In a purpose built, state of the art facility, designed by Kate and her brother Cam, the team works like cogs in a chronograph to create perfect pastries every single day.
The perfection and seamless processes are no coincidence. Kate is no ordinary patissier. Ever since she can remember, she had a close connection to cars. Her father is an avid classic car collector and young Kate and her brother would hover around when he was restoring classic 911s, sitting in the driver’s seat pretending to go on road trips.
Fast forward and what was once play becomes reality.
Porsche 911 Timeless Machine with Kate Reid
For as long as she can remember, Kate wanted to work at the pinnacle of motorsport. She had the vision that working in the upper echelon of innovation and technology for the automotive industry would give her the opportunity to be incredibly innovative, thinking outside the box and really pushing the boundaries of what was possible.
She tilted her entire education towards earning a degree in aerospace engineering, which eventually led her to a job in Formula One™ as an aerodynamicist, the first female one in the team she joined. When she got to the UK based team however, she discovered that it was not what she had imagined it would be like.

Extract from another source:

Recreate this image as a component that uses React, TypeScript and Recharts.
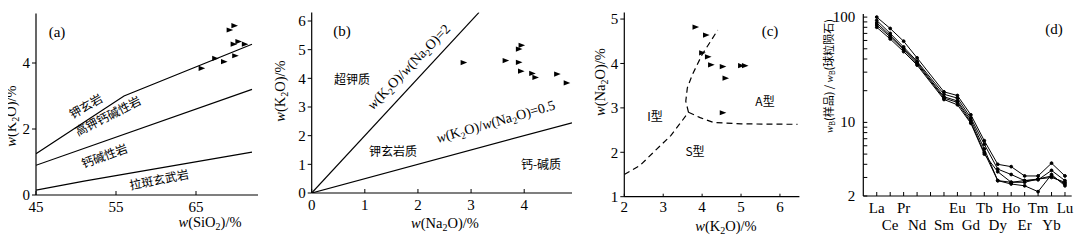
import React from "react";
import { ScatterChart, Scatter, XAxis, YAxis, LineChart, Line } from "recharts";

const serif = "'Liberation Serif', 'DejaVu Serif', 'Noto Sans CJK SC', serif";
const cjk = "'Noto Sans CJK SC', 'Liberation Serif', serif";

// (a) SiO2 - K2O
const aSiO2 = [69.2, 69.8, 69.7, 70.3, 71.1, 67.4, 68.5, 69.9, 65.7];
const aK2O = [5.0, 5.13, 4.57, 4.65, 4.57, 4.14, 4.04, 4.22, 3.84];
const aShoX = [45, 56, 72];
const aShoY = [1.25, 3.0, 4.57];
const aHkX = [45, 72];
const aHkY = [0.9, 3.2];
const aThX = [45, 51, 72];
const aThY = [0.15, 0.42, 1.3];

// (b) Na2O - K2O
const bNa2O = [2.86, 3.65, 3.9, 3.9, 3.95, 3.94, 4.15, 4.21, 4.62, 4.8];
const bK2O = [4.55, 4.62, 4.56, 5.02, 5.15, 4.25, 4.17, 4.03, 4.15, 3.84];
const bR2X = [0, 3.15];
const bR2Y = [0, 6.3];
const bR05X = [0, 4.9];
const bR05Y = [0, 2.45];

// (c) K2O - Na2O
const cK2O = [3.83, 4.1, 4.0, 4.15, 4.23, 4.53, 5.0, 5.1, 4.6, 4.53];
const cNa2O = [4.82, 4.64, 4.24, 4.15, 3.97, 3.93, 3.95, 3.95, 3.67, 2.89];
const cIsX = [2, 2.4, 2.75, 3.2, 3.65];
const cIsY = [1.5, 1.7, 2.0, 2.38, 2.9];
const cIaX = [3.65, 3.58, 3.62, 3.75, 4.0, 4.4];
const cIaY = [2.9, 3.15, 3.45, 3.75, 4.2, 4.75];
const cSaX = [3.65, 3.95, 4.3, 5.0, 6.45];
const cSaY = [2.9, 2.78, 2.67, 2.64, 2.63];

// (d) REE / chondrite
const reeNames = ["La", "Ce", "Pr", "Nd", "", "Sm", "Eu", "Gd", "Tb", "Dy", "Ho", "Er", "Tm", "Yb", "Lu"];
const ree1 = [100, 78, 59, 41, null, 19.5, 18, 11.8, 6.7, 4.0, 3.8, 3.1, 3.1, 4.1, 3.1];
const ree2 = [93, 70, 52, 38, null, 18.5, 17, 11, 6.2, 3.6, 3.2, 2.8, 2.85, 3.5, 2.8];
const ree3 = [88, 67, 50, 37, null, 17.5, 16, 10.5, 5.6, 2.8, 2.7, 2.8, 2.9, 3.1, 2.6];
const ree4 = [84, 65, 49, 36, null, 17, 15.5, 10, 5.2, 2.8, 2.6, 2.5, 2.2, 3.2, 2.5];
const ree5 = [80, 62, 47, 35, null, 16.5, 14.7, 9.8, 5.0, 3.4, 2.7, 2.7, 2.9, 3.0, 2.7];
const reeTicksY = [2, 3, 4, 5, 6, 7, 8, 9, 10, 20, 30, 40, 50, 60, 70, 80, 90, 100];

const pts = (xs: number[], ys: number[]) => xs.map((x, i) => ({ x, y: ys[i] }));
const reeData = reeNames.map((n, i) => ({
  x: i + 1,
  s1: ree1[i],
  s2: ree2[i],
  s3: ree3[i],
  s4: ree4[i],
  s5: ree5[i],
}));

const Tri = (p: any) => {
  const { cx, cy } = p;
  if (cx == null || cy == null) return <g />;
  return <path d={`M${cx - 3},${cy - 2.6}L${cx + 3.6},${cy}L${cx - 3},${cy + 2.6}Z`} fill="#000" />;
};
const NoDot = () => <g />;

const tickStyle = { fill: "#000", fontSize: 15, fontFamily: serif };
const axisLine = { stroke: "#000", strokeWidth: 1.2 };
const xTickIn = { stroke: "#000", transform: "translate(0,-4)" };
const yTickOut = { stroke: "#000" };
const solid = { stroke: "#000", strokeWidth: 1.2 };
const dashed = { stroke: "#000", strokeWidth: 1.2, strokeDasharray: "6 4" };

const ReeTick = (props: any) => {
  const { x, y, payload } = props;
  const i = payload.value;
  const name = reeNames[i - 1] || "";
  const top = i % 2 === 1;
  return (
    <text x={x} y={y + (top ? 11 : 28)} textAnchor="middle" fontSize={15} fontFamily={serif} fill="#000">
      {name}
    </text>
  );
};

const ReeYTick = (props: any) => {
  const { x, y, payload } = props;
  const v = payload.value;
  if (v !== 2 && v !== 10 && v !== 100) return <g />;
  return (
    <text x={x - 2} y={y + 5} textAnchor="end" fontSize={15} fontFamily={serif} fill="#000">
      {v}
    </text>
  );
};

// w(X) style axis titles
const Oxide = ({ x, y, base, sub, tail, rotate }: any) => (
  <text
    x={x}
    y={y}
    textAnchor="middle"
    fontSize={14.5}
    fontFamily={serif}
    fill="#000"
    transform={rotate ? `rotate(-90 ${x} ${y})` : undefined}
  >
    <tspan fontStyle="italic">w</tspan>
    <tspan>({base}</tspan>
    <tspan fontSize={10} dy={3}>{sub}</tspan>
    <tspan dy={-3}>{tail})/%</tspan>
  </text>
);

const Ratio = ({ x, y, angle, value }: any) => (
  <text x={x} y={y} textAnchor="middle" fontSize={14} fontFamily={serif} fill="#000" transform={`rotate(${angle} ${x} ${y})`}>
    <tspan fontStyle="italic">w</tspan>
    <tspan>(K</tspan>
    <tspan fontSize={9.5} dy={3}>2</tspan>
    <tspan dy={-3}>O)/</tspan>
    <tspan fontStyle="italic">w</tspan>
    <tspan>(Na</tspan>
    <tspan fontSize={9.5} dy={3}>2</tspan>
    <tspan dy={-3}>O)={value}</tspan>
  </text>
);

const Cn = ({ x, y, angle = 0, size = 12, children }: any) => (
  <text x={x} y={y} textAnchor="middle" fontSize={size} fontFamily={cjk} fill="#000" transform={`rotate(${angle} ${x} ${y})`}>
    {children}
  </text>
);

export default function App() {
  return (
    <div style={{ position: "relative", width: 1087, height: 245, margin: -8, background: "#fff", overflow: "hidden" }}>
      <div style={{ position: "absolute", left: 0, top: 0 }}>
        <ScatterChart width={270} height={245} margin={{ top: 13.5, right: 12, bottom: 20, left: 6 }}>
          <XAxis type="number" dataKey="x" domain={[45, 72.75]} ticks={[45, 55, 65]} tick={tickStyle} tickSize={4} tickLine={xTickIn} axisLine={axisLine} height={30} allowDataOverflow />
          <YAxis type="number" dataKey="y" domain={[0, 5.5]} ticks={[0, 2, 4]} tick={tickStyle} tickSize={4} tickLine={yTickOut} axisLine={axisLine} width={30} allowDataOverflow />
          <Scatter data={pts(aShoX, aShoY)} line={solid} shape={NoDot} isAnimationActive={false} />
          <Scatter data={pts(aHkX, aHkY)} line={solid} shape={NoDot} isAnimationActive={false} />
          <Scatter data={pts(aThX, aThY)} line={solid} shape={NoDot} isAnimationActive={false} />
          <Scatter data={pts(aSiO2, aK2O)} shape={Tri} isAnimationActive={false} />
        </ScatterChart>
      </div>

      <div style={{ position: "absolute", left: 272, top: 0 }}>
        <ScatterChart width={305} height={245} margin={{ top: 12.4, right: 5, bottom: 22, left: 9.7 }}>
          <XAxis type="number" dataKey="x" domain={[0, 4.9]} ticks={[0, 1, 2, 3, 4]} tick={tickStyle} tickSize={4} tickLine={xTickIn} axisLine={axisLine} height={30} allowDataOverflow />
          <YAxis type="number" dataKey="y" domain={[0, 6.3]} ticks={[0, 1, 2, 3, 4, 5, 6]} tick={tickStyle} tickSize={4} tickLine={yTickOut} axisLine={axisLine} width={30} allowDataOverflow />
          <Scatter data={pts(bR2X, bR2Y)} line={solid} shape={NoDot} isAnimationActive={false} />
          <Scatter data={pts(bR05X, bR05Y)} line={solid} shape={NoDot} isAnimationActive={false} />
          <Scatter data={pts(bNa2O, bK2O)} shape={Tri} isAnimationActive={false} />
        </ScatterChart>
      </div>

      <div style={{ position: "absolute", left: 580, top: 0 }}>
        <ScatterChart width={230} height={245} margin={{ top: 12.4, right: 10.6, bottom: 18.3, left: 14.3 }}>
          <XAxis type="number" dataKey="x" domain={[2, 6.5]} ticks={[2, 3, 4, 5, 6]} tick={tickStyle} tickSize={3} tickLine={{ stroke: "#000", transform: "translate(0,-3)" }} axisLine={axisLine} height={30} allowDataOverflow />
          <YAxis type="number" dataKey="y" domain={[1, 5.15]} ticks={[1, 2, 3, 4, 5]} tick={tickStyle} tickSize={4} tickLine={yTickOut} axisLine={axisLine} width={30} allowDataOverflow />
          <Scatter data={pts(cIsX, cIsY)} line={dashed} shape={NoDot} isAnimationActive={false} />
          <Scatter data={pts(cIaX, cIaY)} line={dashed} shape={NoDot} isAnimationActive={false} />
          <Scatter data={pts(cSaX, cSaY)} line={dashed} shape={NoDot} isAnimationActive={false} />
          <Scatter data={pts(cK2O, cNa2O)} shape={Tri} isAnimationActive={false} />
        </ScatterChart>
      </div>

      <div style={{ position: "absolute", left: 820, top: 0 }}>
        <LineChart width={260} height={245} data={reeData} margin={{ top: 14, right: 8.3, bottom: 19, left: 13.3 }}>
          <XAxis type="number" dataKey="x" domain={[0, 15.5]} ticks={[1, 2, 3, 4, 5, 6, 7, 8, 9, 10, 11, 12, 13, 14, 15]} tick={<ReeTick />} tickSize={4} tickLine={xTickIn} axisLine={axisLine} height={30} interval={0} allowDataOverflow />
          <XAxis xAxisId="top" orientation="top" type="number" dataKey="x" domain={[0, 15.5]} tick={false} tickLine={false} axisLine={axisLine} height={0} />
          <YAxis scale="log" type="number" domain={[2, 107]} ticks={reeTicksY} tick={<ReeYTick />} tickSize={4} tickLine={{ stroke: "#000", transform: "translate(4,0)" }} axisLine={axisLine} width={30} interval={0} allowDataOverflow />
          <YAxis yAxisId="r" orientation="right" type="number" domain={[0, 1]} tick={false} tickLine={false} axisLine={axisLine} width={0} />
          {["s1", "s2", "s3", "s4", "s5"].map((k) => (
            <Line key={k} dataKey={k} type="linear" stroke="#000" strokeWidth={1} connectNulls dot={{ r: 1.4, fill: "#000", stroke: "#000" }} isAnimationActive={false} />
          ))}
        </LineChart>
      </div>

      <svg width={1087} height={245} style={{ position: "absolute", left: 0, top: 0, pointerEvents: "none" }}>
        {/* (a) */}
        <text x={57} y={37} textAnchor="middle" fontSize={15} fontFamily={serif}>(a)</text>
        <Cn x={88} y={110} angle={-30}>钾玄岩</Cn>
        <Cn x={110} y={120} angle={-27}>高钾钙碱性岩</Cn>
        <Cn x={106} y={160} angle={-20}>钙碱性岩</Cn>
        <Cn x={160} y={184} angle={-11}>拉斑玄武岩</Cn>
        <Oxide x={16} y={116} base="K" sub="2" tail="O" rotate />
        <Oxide x={210} y={227} base="SiO" sub="2" tail="" />

        {/* (b) */}
        <text x={342} y={36} textAnchor="middle" fontSize={15} fontFamily={serif}>(b)</text>
        <Cn x={352} y={84}>超钾质</Cn>
        <Cn x={393} y={156}>钾玄岩质</Cn>
        <Cn x={541} y={169}>钙-碱质</Cn>
        <Ratio x={412} y={70} angle={-46} value="2" />
        <Ratio x={497} y={126} angle={-16} value="0.5" />
        <Oxide x={285} y={91} base="K" sub="2" tail="O" rotate />
        <Oxide x={445} y={228} base="Na" sub="2" tail="O" />

        {/* (c) */}
        <text x={770} y={36} textAnchor="middle" fontSize={15} fontFamily={serif}>(c)</text>
        <Cn x={655} y={121}>I型</Cn>
        <Cn x={695} y={156}>S型</Cn>
        <Cn x={765} y={106}>A型</Cn>
        <Oxide x={605} y={82} base="Na" sub="2" tail="O" rotate />
        <Oxide x={726} y={231} base="K" sub="2" tail="O" />

        {/* (d) */}
        <text x={1054} y={34} textAnchor="middle" fontSize={15} fontFamily={serif}>(d)</text>
        <text x={833} y={76} textAnchor="middle" fontSize={11} fontFamily={cjk} transform="rotate(-90 833 76)">
          <tspan fontStyle="italic" fontFamily={serif}>w</tspan>
          <tspan fontSize={7} dy={2}>B</tspan>
          <tspan dy={-2}>(样品) / </tspan>
          <tspan fontStyle="italic" fontFamily={serif}>w</tspan>
          <tspan fontSize={7} dy={2}>B</tspan>
          <tspan dy={-2}>(球粒陨石)</tspan>
        </text>
      </svg>
    </div>
  );
}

From a young age, Kate always loved baking. It was a way she found herself relaxing and enjoying time outside of professional commitments. Through research and trialling new things Kate discovered there was a lot of technicality involved in viennoiserie, the specific style of pastry that croissants fall under.

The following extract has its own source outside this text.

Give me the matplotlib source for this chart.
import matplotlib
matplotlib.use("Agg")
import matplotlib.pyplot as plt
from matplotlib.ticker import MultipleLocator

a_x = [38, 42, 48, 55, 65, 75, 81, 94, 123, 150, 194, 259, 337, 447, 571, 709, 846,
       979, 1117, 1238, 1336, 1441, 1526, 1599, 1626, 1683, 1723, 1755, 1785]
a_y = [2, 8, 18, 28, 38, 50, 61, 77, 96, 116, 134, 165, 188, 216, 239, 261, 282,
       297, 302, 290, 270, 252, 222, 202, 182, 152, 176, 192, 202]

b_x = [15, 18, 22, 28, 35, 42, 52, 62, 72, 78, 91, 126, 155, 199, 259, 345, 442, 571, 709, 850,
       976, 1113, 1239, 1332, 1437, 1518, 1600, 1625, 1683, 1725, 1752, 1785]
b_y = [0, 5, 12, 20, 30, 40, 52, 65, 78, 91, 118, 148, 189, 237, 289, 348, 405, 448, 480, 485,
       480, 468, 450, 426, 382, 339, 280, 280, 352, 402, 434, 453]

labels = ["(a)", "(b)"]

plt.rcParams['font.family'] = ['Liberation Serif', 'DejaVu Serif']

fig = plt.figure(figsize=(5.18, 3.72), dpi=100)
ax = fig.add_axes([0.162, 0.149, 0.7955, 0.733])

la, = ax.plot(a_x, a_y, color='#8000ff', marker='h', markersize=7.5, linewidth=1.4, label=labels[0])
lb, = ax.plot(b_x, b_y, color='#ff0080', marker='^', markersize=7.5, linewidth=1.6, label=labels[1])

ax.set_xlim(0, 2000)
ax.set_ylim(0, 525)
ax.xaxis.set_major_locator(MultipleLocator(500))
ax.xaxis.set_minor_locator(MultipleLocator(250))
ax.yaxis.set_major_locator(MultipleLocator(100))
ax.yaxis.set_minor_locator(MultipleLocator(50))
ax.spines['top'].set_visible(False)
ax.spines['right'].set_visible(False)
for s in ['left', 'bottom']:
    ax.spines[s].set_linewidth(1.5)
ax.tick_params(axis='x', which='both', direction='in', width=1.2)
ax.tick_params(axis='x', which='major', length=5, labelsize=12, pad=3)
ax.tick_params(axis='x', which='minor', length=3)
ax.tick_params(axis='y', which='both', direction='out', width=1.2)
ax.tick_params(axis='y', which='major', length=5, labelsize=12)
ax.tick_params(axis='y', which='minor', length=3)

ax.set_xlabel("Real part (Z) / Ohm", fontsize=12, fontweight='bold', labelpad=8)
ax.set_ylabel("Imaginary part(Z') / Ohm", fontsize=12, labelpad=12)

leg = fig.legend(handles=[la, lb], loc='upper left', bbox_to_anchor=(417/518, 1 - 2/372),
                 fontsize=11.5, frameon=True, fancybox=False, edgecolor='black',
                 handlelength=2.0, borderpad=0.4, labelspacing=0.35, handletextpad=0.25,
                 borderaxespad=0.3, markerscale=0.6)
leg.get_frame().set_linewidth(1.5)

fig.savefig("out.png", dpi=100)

One day it occurred to her that baking could be more than just a hobby.
After spending a stint in Paris learning the art of viennoiserie, Kate returned to Melbourne and realised that nowhere in Melbourne produced croissants of the quality she experienced in Paris. This was the initial seed for Lune.
The transition from aerospace engineering to croissants may not seem immediately obvious. However, Kate explains: “My degree taught me how to break down a problem, how to understand the different variables, how to analyse how changing each of those variables will affect the finished product and how to measure results, how to record them and how to push and really innovate a product forward.”
This shows in the design of Lune where pastry chefs work in a slick, futuristic, temperature-controlled cube applying the specific processes Kate reverse engineered for baking the perfect croissant.
It is no surprise then that in her free time Kate expects perfection, focus and attention to detail.
“When you look at how Porsche creates their product, everything they put into the development of the car is for the driver’s enjoyment.”
“The performance of the car, the innovation of a certain type of technology and when I look at Lune, there are parallels that can be drawn between how we innovate and push the quality of our croissant forward and don’t rest on our laurels, because that product can always be better.”
“It’s knowing that there is always that room and opportunity to be better that continues to push us forward and I think that Porsche is a marque that clearly demonstrates that a product from an automotive perspective continually wants to push themselves forward and innovate.”
“One of the questions that people often ask me about Lune is am I worried that one day croissants will go out of fashion. And to be honest with you I’m not at all worried about that. It’s been enjoyed by people for hundreds of years. It’s a timeless product.”
“I think that’s the same with the automotive industry that from time to time fads of cars or designs will pop up, but the 911, I remember it, I grew up with it. 37 years ago there was one parked in the garage at our house. It was beautiful then and it has evolved in its innovation so much since then but it’s still a market leader. It’s a car that represents timelessness in driveability, performance and innovation and I don’t think that’s going to change either.”